[链接](https://tangshusen.me/Dive-into-DL-PyTorch/#/chapter03_DL-basics/3.6_softmax-regression-scratch?id=_367-%e8%ae%ad%e7%bb%83%e6%a8%a1%e5%9e%8b 链接

import torch
import torchvision
from torch.utils import data
from torchvision import transforms
from matplotlib import pyplot as plt

trains = transforms.ToTensor()
mnist_train = torchvision.datasets.MNIST(root = "./data/",train = True,transform = trains,download = False)

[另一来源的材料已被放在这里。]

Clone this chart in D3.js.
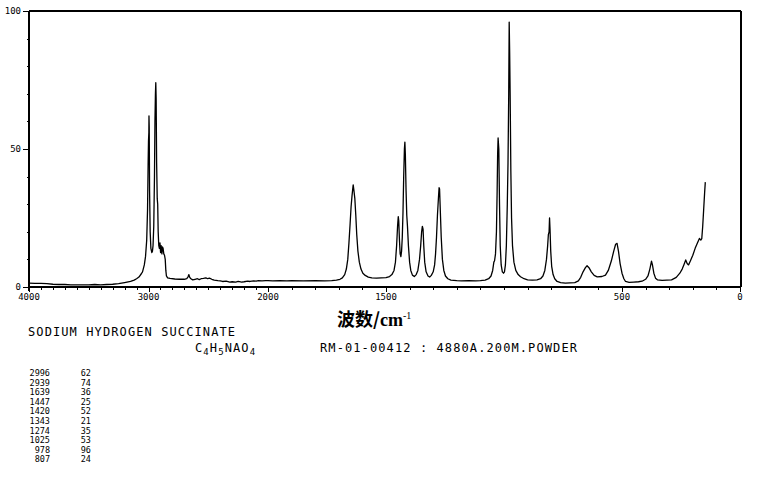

mnist_test =  torchvision.datasets.MNIST(root = "./data/",train = False,transform = trains,download = False))

#可视化函数
def show_image(imgs,num_rows,num_cols,titles = None,scale = 1.5):
    figsize = (num_rows * scale,num_cols * scale)
    _,axes = plt.subplots(num_rows,num_cols,figsize = figsize)
    axes = axes.flatten()
    for i ,(ax,img) in enumerate(zip(axes,imgs)):
        if torch.is_tensor(img):
            #图片张量
            ax.imshow(img.numpy())
        else:
            #PIL图片
            ax.imshow(img)
        ax.axes.get_xaxis().set_visible(False)
        ax.axes.get_yaxis().set_visible(False)
        if titles:
            ax.set_title(titles[i])
    return axes

def load_data_mnist(batch_size,resize = None):
    trans = [transforms.ToTensor()]
    if resize:
        trans.insert(0,transforms.Resize(resize))
    trans = transforms.Compose(trans)
    return (data.DataLoader(mnist_train,batch_size,shuffle = True),
            data.DataLoader(mnist_test,batch_size,shuffle = False))
      
n_epochs = 5
batch_size = 64
learing_rate = 0.01
train_iter,test_iter = load_data_mnist(batch_size)

import torch.nn as nn
import torch.nn.functional as F
import torch.optim as optim

class Net(nn.Module):
    def __init__(self):
        super(Net,self).__init__()
        self.convl = nn.Sequential(nn.Conv2d(1,64,kernel_size = 3,stride = 1,padding = 1),nn.ReLU(),
                                  nn.Conv2d(64,128,kernel_size = 3,stride = 1,padding = 1),nn.ReLU(),
                                  nn.MaxPool2d(stride = 2,kernel_size = 2))
        self.dense = nn.Sequential(nn.Linear(14*14*128,1024),nn.ReLU(),nn.Dropout(p = 0.5),nn.Linear(1024,10))
        
    def forward(self,x):
        x = self.convl(x)
        x = x.view(-1,14*14*128)
        x = self.dense(x)
        return x
        
model = Net()
model = model.to(device=cuda())
loss = nn.CrossEntropyLoss()
optimizer = optim.Adam(model.parameters(),lr = learing_rate)

#开始训练
for epoch in range(n_epochs):
    running_loss = 0.0
    running_correct = 0
    print("Epoch{}/{}".format(epoch,n_epochs))
    print("-"*10)
    for X,y in train_iter:
        print(y.shape)
        y_hat = model(X)
        print(y_hat.shape)
        l = loss(y_hat,y).sum()
        #梯度清0
        if optimizer is not None:
            optimizer.zero_grad()
        elif params is not None and params[0].grad is not None:
            for param in params:
                param.grad.data.zero_()
        
        l.backward()
        optimizer.step()
        running_loss += l.item()
        running_correct += (y_hat.argmax(dim = 1) == y).sum().item()
   
    print('Loss is:{:.4f},Train Accuracy is:{:。4f}%'.format(running_loss/len(mnist_train)))  
 
torch.save(model.state_dict(),"./Mnist_Model_pth/")